Confirm these before you commit:

  • Stand is wider than the TV with breathing room on both sides

  • Height keeps screen center near seated eye level

  • Shelves fit your devices with space for cables

  • No wobble, no twist, no flex

  • No swelling, bowing, or cracked joints

  • Hardware is complete and tight

Where Reperch Fits In

If you want to buy a used TV stand without second guessing condition, sizing, or stability, Reperch helps simplify the process. Instead of scrolling through random listings and hoping the stand is solid, you can focus on finding a piece that fits your measurements, matches your space, and supports real everyday use.

Reperch is especially helpful when you are trying to:

  • Save money on a solid, good looking TV stand without paying new furniture prices

  • Upgrade storage with cabinets or drawers that hide clutter and keep cables under control

  • Buy more confidently by choosing secondhand furniture that feels practical, not risky

  • Build a matching setup by pairing a TV stand with other pre owned living room pieces over time

If your goal is a cleaner, safer living room setup on a realistic budget, checking Reperch first is a smart move.

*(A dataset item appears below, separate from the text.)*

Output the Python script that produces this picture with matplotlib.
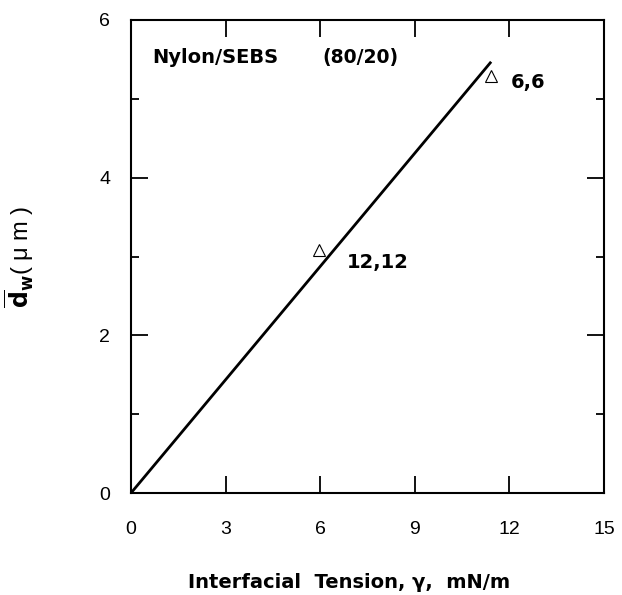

Final Thoughts: Buy Used, But Buy Once

A TV stand is not just furniture. It is the foundation of your living room setup. When you choose the right used stand, you get better comfort, cleaner storage, and safer stability without paying full price.

Start with measurements, follow the width and height rules, then do the stability checks before you hand over money. That one minute wobble test is often the difference between a great used find and a stand you regret every time you sit down to watch something.